Exercise details: Print all of the data exactly as written.

Data block:
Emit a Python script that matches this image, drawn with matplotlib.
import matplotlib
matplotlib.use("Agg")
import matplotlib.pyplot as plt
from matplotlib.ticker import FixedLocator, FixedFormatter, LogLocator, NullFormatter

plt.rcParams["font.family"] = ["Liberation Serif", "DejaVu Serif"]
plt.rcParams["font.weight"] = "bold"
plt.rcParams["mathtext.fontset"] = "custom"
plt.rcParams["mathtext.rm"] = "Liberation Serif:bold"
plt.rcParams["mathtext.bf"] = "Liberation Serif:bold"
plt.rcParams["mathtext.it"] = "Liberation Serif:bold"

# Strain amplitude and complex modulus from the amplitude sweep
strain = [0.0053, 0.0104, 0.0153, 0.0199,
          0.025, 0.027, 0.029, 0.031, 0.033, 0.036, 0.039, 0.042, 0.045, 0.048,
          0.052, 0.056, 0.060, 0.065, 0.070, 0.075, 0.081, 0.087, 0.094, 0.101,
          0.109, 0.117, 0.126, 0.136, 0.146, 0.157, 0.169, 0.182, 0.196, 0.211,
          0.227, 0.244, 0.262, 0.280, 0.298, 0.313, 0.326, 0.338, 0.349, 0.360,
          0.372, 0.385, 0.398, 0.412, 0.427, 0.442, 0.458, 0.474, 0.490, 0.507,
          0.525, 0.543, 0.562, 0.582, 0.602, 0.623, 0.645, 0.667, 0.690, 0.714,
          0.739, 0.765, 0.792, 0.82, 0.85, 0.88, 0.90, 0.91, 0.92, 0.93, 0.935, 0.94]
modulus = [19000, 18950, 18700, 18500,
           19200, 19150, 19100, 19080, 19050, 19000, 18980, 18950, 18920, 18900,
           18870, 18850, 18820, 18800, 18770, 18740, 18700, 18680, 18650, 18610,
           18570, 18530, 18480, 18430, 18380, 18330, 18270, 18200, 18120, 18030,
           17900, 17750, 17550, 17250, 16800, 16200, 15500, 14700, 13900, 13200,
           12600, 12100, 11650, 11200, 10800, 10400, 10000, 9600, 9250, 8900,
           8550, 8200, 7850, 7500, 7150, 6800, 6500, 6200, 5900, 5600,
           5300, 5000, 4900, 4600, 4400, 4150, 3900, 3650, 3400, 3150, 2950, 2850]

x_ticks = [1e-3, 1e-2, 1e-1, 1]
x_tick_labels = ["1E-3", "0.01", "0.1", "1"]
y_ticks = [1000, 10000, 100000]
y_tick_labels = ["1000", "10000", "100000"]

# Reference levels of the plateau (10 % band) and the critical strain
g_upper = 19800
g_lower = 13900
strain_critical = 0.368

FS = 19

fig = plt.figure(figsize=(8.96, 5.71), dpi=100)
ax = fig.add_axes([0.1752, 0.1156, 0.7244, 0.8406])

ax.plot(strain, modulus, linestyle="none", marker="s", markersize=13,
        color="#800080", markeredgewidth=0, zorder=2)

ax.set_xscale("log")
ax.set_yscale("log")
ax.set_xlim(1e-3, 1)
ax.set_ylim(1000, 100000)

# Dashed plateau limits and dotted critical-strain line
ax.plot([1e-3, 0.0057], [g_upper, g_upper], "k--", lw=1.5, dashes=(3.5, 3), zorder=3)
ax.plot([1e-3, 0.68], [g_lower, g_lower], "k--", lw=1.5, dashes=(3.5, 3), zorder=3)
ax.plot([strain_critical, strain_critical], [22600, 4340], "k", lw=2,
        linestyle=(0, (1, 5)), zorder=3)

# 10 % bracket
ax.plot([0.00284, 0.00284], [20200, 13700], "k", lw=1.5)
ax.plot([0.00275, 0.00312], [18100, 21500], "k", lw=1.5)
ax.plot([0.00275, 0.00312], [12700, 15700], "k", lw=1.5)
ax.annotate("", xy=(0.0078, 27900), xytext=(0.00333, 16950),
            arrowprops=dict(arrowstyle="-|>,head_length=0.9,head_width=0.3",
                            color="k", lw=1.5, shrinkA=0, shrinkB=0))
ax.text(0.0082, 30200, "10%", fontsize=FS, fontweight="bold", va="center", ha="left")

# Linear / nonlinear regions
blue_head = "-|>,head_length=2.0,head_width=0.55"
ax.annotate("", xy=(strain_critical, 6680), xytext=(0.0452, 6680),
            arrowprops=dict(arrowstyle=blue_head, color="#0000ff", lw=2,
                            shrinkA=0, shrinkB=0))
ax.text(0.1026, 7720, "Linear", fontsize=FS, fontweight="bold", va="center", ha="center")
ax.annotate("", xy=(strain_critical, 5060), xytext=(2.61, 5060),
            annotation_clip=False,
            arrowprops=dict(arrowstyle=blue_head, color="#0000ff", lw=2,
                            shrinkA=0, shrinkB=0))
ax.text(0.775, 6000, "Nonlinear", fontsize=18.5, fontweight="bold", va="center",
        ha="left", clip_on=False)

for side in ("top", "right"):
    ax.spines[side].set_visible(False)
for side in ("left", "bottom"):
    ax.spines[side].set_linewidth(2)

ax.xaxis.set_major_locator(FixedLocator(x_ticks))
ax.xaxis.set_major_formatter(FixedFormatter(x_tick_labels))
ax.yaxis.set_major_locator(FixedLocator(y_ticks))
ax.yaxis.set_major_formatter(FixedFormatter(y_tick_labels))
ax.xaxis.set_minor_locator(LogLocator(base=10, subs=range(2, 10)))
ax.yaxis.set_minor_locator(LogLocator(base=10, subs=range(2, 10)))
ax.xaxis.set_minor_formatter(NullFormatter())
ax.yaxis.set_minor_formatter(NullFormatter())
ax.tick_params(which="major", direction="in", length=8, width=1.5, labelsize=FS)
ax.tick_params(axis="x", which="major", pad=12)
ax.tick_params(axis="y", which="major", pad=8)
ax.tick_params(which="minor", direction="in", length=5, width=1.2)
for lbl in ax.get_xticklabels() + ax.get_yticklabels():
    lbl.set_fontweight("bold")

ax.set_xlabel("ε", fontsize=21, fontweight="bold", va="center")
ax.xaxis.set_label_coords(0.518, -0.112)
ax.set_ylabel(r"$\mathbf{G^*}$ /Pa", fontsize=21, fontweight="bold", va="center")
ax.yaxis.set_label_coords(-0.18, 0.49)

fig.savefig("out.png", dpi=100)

Solution:
Emit a Python script that matches this image, drawn with matplotlib.
import matplotlib
matplotlib.use("Agg")
import matplotlib.pyplot as plt
from matplotlib.ticker import FixedLocator, FixedFormatter, LogLocator, NullFormatter

plt.rcParams["font.family"] = ["Liberation Serif", "DejaVu Serif"]
plt.rcParams["font.weight"] = "bold"
plt.rcParams["mathtext.fontset"] = "custom"
plt.rcParams["mathtext.rm"] = "Liberation Serif:bold"
plt.rcParams["mathtext.bf"] = "Liberation Serif:bold"
plt.rcParams["mathtext.it"] = "Liberation Serif:bold"

# Strain amplitude and complex modulus from the amplitude sweep
strain = [0.0053, 0.0104, 0.0153, 0.0199,
          0.025, 0.027, 0.029, 0.031, 0.033, 0.036, 0.039, 0.042, 0.045, 0.048,
          0.052, 0.056, 0.060, 0.065, 0.070, 0.075, 0.081, 0.087, 0.094, 0.101,
          0.109, 0.117, 0.126, 0.136, 0.146, 0.157, 0.169, 0.182, 0.196, 0.211,
          0.227, 0.244, 0.262, 0.280, 0.298, 0.313, 0.326, 0.338, 0.349, 0.360,
          0.372, 0.385, 0.398, 0.412, 0.427, 0.442, 0.458, 0.474, 0.490, 0.507,
          0.525, 0.543, 0.562, 0.582, 0.602, 0.623, 0.645, 0.667, 0.690, 0.714,
          0.739, 0.765, 0.792, 0.82, 0.85, 0.88, 0.90, 0.91, 0.92, 0.93, 0.935, 0.94]
modulus = [19000, 18950, 18700, 18500,
           19200, 19150, 19100, 19080, 19050, 19000, 18980, 18950, 18920, 18900,
           18870, 18850, 18820, 18800, 18770, 18740, 18700, 18680, 18650, 18610,
           18570, 18530, 18480, 18430, 18380, 18330, 18270, 18200, 18120, 18030,
           17900, 17750, 17550, 17250, 16800, 16200, 15500, 14700, 13900, 13200,
           12600, 12100, 11650, 11200, 10800, 10400, 10000, 9600, 9250, 8900,
           8550, 8200, 7850, 7500, 7150, 6800, 6500, 6200, 5900, 5600,
           5300, 5000, 4900, 4600, 4400, 4150, 3900, 3650, 3400, 3150, 2950, 2850]

x_ticks = [1e-3, 1e-2, 1e-1, 1]
x_tick_labels = ["1E-3", "0.01", "0.1", "1"]
y_ticks = [1000, 10000, 100000]
y_tick_labels = ["1000", "10000", "100000"]

# Reference levels of the plateau (10 % band) and the critical strain
g_upper = 19800
g_lower = 13900
strain_critical = 0.368

FS = 19

fig = plt.figure(figsize=(8.96, 5.71), dpi=100)
ax = fig.add_axes([0.1752, 0.1156, 0.7244, 0.8406])

ax.plot(strain, modulus, linestyle="none", marker="s", markersize=13,
        color="#800080", markeredgewidth=0, zorder=2)

ax.set_xscale("log")
ax.set_yscale("log")
ax.set_xlim(1e-3, 1)
ax.set_ylim(1000, 100000)

# Dashed plateau limits and dotted critical-strain line
ax.plot([1e-3, 0.0057], [g_upper, g_upper], "k--", lw=1.5, dashes=(3.5, 3), zorder=3)
ax.plot([1e-3, 0.68], [g_lower, g_lower], "k--", lw=1.5, dashes=(3.5, 3), zorder=3)
ax.plot([strain_critical, strain_critical], [22600, 4340], "k", lw=2,
        linestyle=(0, (1, 5)), zorder=3)

# 10 % bracket
ax.plot([0.00284, 0.00284], [20200, 13700], "k", lw=1.5)
ax.plot([0.00275, 0.00312], [18100, 21500], "k", lw=1.5)
ax.plot([0.00275, 0.00312], [12700, 15700], "k", lw=1.5)
ax.annotate("", xy=(0.0078, 27900), xytext=(0.00333, 16950),
            arrowprops=dict(arrowstyle="-|>,head_length=0.9,head_width=0.3",
                            color="k", lw=1.5, shrinkA=0, shrinkB=0))
ax.text(0.0082, 30200, "10%", fontsize=FS, fontweight="bold", va="center", ha="left")

# Linear / nonlinear regions
blue_head = "-|>,head_length=2.0,head_width=0.55"
ax.annotate("", xy=(strain_critical, 6680), xytext=(0.0452, 6680),
            arrowprops=dict(arrowstyle=blue_head, color="#0000ff", lw=2,
                            shrinkA=0, shrinkB=0))
ax.text(0.1026, 7720, "Linear", fontsize=FS, fontweight="bold", va="center", ha="center")
ax.annotate("", xy=(strain_critical, 5060), xytext=(2.61, 5060),
            annotation_clip=False,
            arrowprops=dict(arrowstyle=blue_head, color="#0000ff", lw=2,
                            shrinkA=0, shrinkB=0))
ax.text(0.775, 6000, "Nonlinear", fontsize=18.5, fontweight="bold", va="center",
        ha="left", clip_on=False)

for side in ("top", "right"):
    ax.spines[side].set_visible(False)
for side in ("left", "bottom"):
    ax.spines[side].set_linewidth(2)

ax.xaxis.set_major_locator(FixedLocator(x_ticks))
ax.xaxis.set_major_formatter(FixedFormatter(x_tick_labels))
ax.yaxis.set_major_locator(FixedLocator(y_ticks))
ax.yaxis.set_major_formatter(FixedFormatter(y_tick_labels))
ax.xaxis.set_minor_locator(LogLocator(base=10, subs=range(2, 10)))
ax.yaxis.set_minor_locator(LogLocator(base=10, subs=range(2, 10)))
ax.xaxis.set_minor_formatter(NullFormatter())
ax.yaxis.set_minor_formatter(NullFormatter())
ax.tick_params(which="major", direction="in", length=8, width=1.5, labelsize=FS)
ax.tick_params(axis="x", which="major", pad=12)
ax.tick_params(axis="y", which="major", pad=8)
ax.tick_params(which="minor", direction="in", length=5, width=1.2)
for lbl in ax.get_xticklabels() + ax.get_yticklabels():
    lbl.set_fontweight("bold")

ax.set_xlabel("ε", fontsize=21, fontweight="bold", va="center")
ax.xaxis.set_label_coords(0.518, -0.112)
ax.set_ylabel(r"$\mathbf{G^*}$ /Pa", fontsize=21, fontweight="bold", va="center")
ax.yaxis.set_label_coords(-0.18, 0.49)

fig.savefig("out.png", dpi=100)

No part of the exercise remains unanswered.